All of the material below is to be restated word for word, apart from the pictures.

# SUPPLIED MATERIAL start

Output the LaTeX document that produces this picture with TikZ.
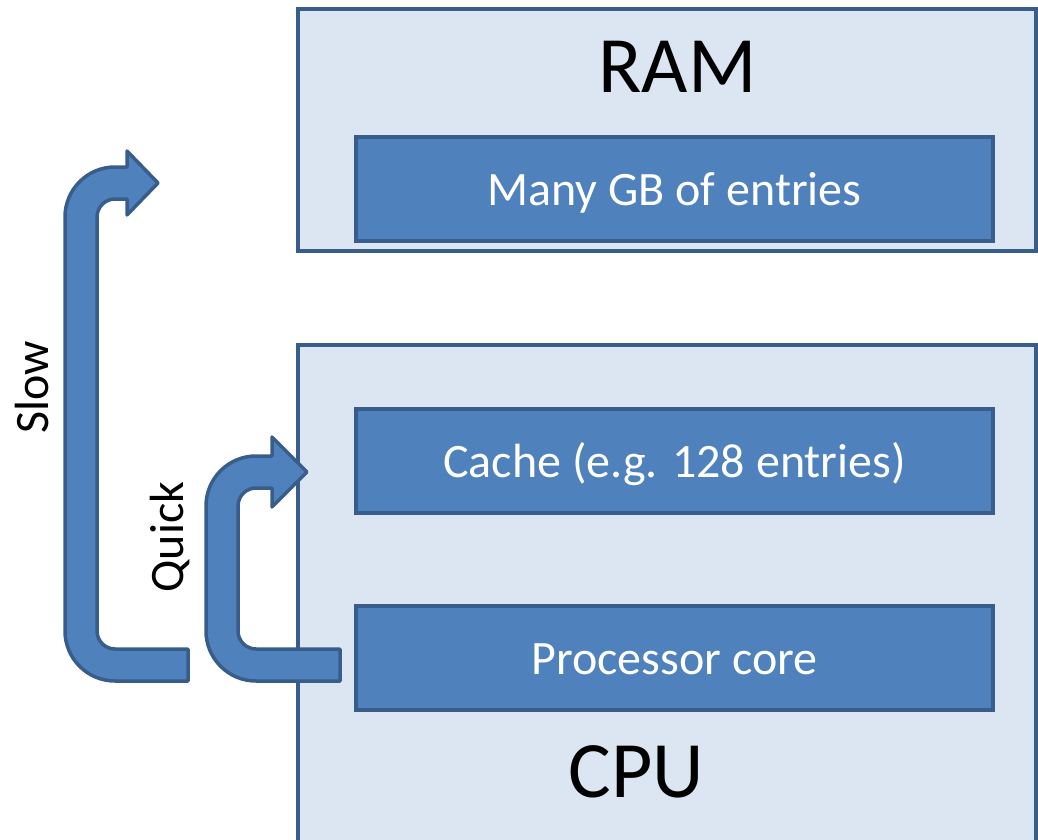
\documentclass[tikz,border=0pt]{standalone}
\usepackage{fontspec}
\setmainfont{Carlito}
\definecolor{lightfill}{HTML}{DCE6F2}
\definecolor{midfill}{HTML}{4F81BD}
\definecolor{edgeblue}{HTML}{385D8A}
\begin{document}
\begin{tikzpicture}[x=1pt,y=-1pt,
  outerbox/.style={draw=edgeblue, fill=lightfill, line width=4pt, inner sep=0pt, rectangle},
  innerbox/.style={draw=edgeblue, fill=midfill, line width=4pt, inner sep=0pt, rectangle,
     text=white, font=\fontsize{48}{56}\selectfont, text height=68pt, text depth=36pt, minimum width=637pt},
  bigtitle/.style={font=\fontsize{80}{96}\selectfont, inner sep=0pt, anchor=base},
  sidelabel/.style={font=\fontsize{48}{56}\selectfont, inner sep=0pt, anchor=base, rotate=90},
  bentarrow/.style={draw=edgeblue, fill=midfill, line width=3.5pt, line join=round}]
\useasboundingbox (0,0) rectangle (1038,840);
\clip (0,0) rectangle (1038,840);
% outer boxes
\node[outerbox, minimum width=738pt, minimum height=242pt] (ram) at (667,130) {};
\node[outerbox, minimum width=738pt, minimum height=555pt] (cpu) at (667,622.5) {};
% titles
\node[bigtitle] (ramlabel) at (677.5,93) {RAM};
\node[bigtitle] (cpulabel) at (636.5,797) {CPU};
% inner boxes
\node[innerbox] (mem) at (674.5,189) {Many GB of entries};
\node[innerbox] (cache) at (674.5,461) {Cache (e.g. 128 entries)};
\node[innerbox] (core) at (674.5,658) {Processor core};
% slow arrow
\draw[bentarrow] (188,649) -- (115,649) .. controls (105.1,649) and (97,640.9) .. (97,631)
  -- (97,217) .. controls (97,207.1) and (105.1,199) .. (115,199) -- (127,199) -- (127,215)
  -- (158,183) -- (127,151) -- (127,167) -- (115,167)
  .. controls (87.4,167) and (65,189.4) .. (65,217) -- (65,631)
  .. controls (65,658.6) and (87.4,681) .. (115,681) -- (188,681) -- cycle;
% quick arrow
\draw[bentarrow] (340,649) -- (256,649) .. controls (246.1,649) and (238,640.9) .. (238,631)
  -- (238,506) .. controls (238,496.1) and (246.1,488) .. (256,488) -- (272,488) -- (272,507)
  -- (307,472) -- (272,437) -- (272,456) -- (256,456)
  .. controls (228.4,456) and (206,478.4) .. (206,506) -- (206,631)
  .. controls (206,658.6) and (228.4,681) .. (256,681) -- (340,681) -- cycle;
% labels
\node[sidelabel] (slow) at (48,387) {Slow};
\node[sidelabel] (quick) at (183,537) {Quick};
\end{tikzpicture}
\end{document}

# SUPPLIED MATERIAL end

EXERCISE RESPONSE —
Output the LaTeX document that produces this picture with TikZ.
\documentclass[tikz,border=0pt]{standalone}
\usepackage{fontspec}
\setmainfont{Carlito}
\definecolor{lightfill}{HTML}{DCE6F2}
\definecolor{midfill}{HTML}{4F81BD}
\definecolor{edgeblue}{HTML}{385D8A}
\begin{document}
\begin{tikzpicture}[x=1pt,y=-1pt,
  outerbox/.style={draw=edgeblue, fill=lightfill, line width=4pt, inner sep=0pt, rectangle},
  innerbox/.style={draw=edgeblue, fill=midfill, line width=4pt, inner sep=0pt, rectangle,
     text=white, font=\fontsize{48}{56}\selectfont, text height=68pt, text depth=36pt, minimum width=637pt},
  bigtitle/.style={font=\fontsize{80}{96}\selectfont, inner sep=0pt, anchor=base},
  sidelabel/.style={font=\fontsize{48}{56}\selectfont, inner sep=0pt, anchor=base, rotate=90},
  bentarrow/.style={draw=edgeblue, fill=midfill, line width=3.5pt, line join=round}]
\useasboundingbox (0,0) rectangle (1038,840);
\clip (0,0) rectangle (1038,840);
% outer boxes
\node[outerbox, minimum width=738pt, minimum height=242pt] (ram) at (667,130) {};
\node[outerbox, minimum width=738pt, minimum height=555pt] (cpu) at (667,622.5) {};
% titles
\node[bigtitle] (ramlabel) at (677.5,93) {RAM};
\node[bigtitle] (cpulabel) at (636.5,797) {CPU};
% inner boxes
\node[innerbox] (mem) at (674.5,189) {Many GB of entries};
\node[innerbox] (cache) at (674.5,461) {Cache (e.g. 128 entries)};
\node[innerbox] (core) at (674.5,658) {Processor core};
% slow arrow
\draw[bentarrow] (188,649) -- (115,649) .. controls (105.1,649) and (97,640.9) .. (97,631)
  -- (97,217) .. controls (97,207.1) and (105.1,199) .. (115,199) -- (127,199) -- (127,215)
  -- (158,183) -- (127,151) -- (127,167) -- (115,167)
  .. controls (87.4,167) and (65,189.4) .. (65,217) -- (65,631)
  .. controls (65,658.6) and (87.4,681) .. (115,681) -- (188,681) -- cycle;
% quick arrow
\draw[bentarrow] (340,649) -- (256,649) .. controls (246.1,649) and (238,640.9) .. (238,631)
  -- (238,506) .. controls (238,496.1) and (246.1,488) .. (256,488) -- (272,488) -- (272,507)
  -- (307,472) -- (272,437) -- (272,456) -- (256,456)
  .. controls (228.4,456) and (206,478.4) .. (206,506) -- (206,631)
  .. controls (206,658.6) and (228.4,681) .. (256,681) -- (340,681) -- cycle;
% labels
\node[sidelabel] (slow) at (48,387) {Slow};
\node[sidelabel] (quick) at (183,537) {Quick};
\end{tikzpicture}
\end{document}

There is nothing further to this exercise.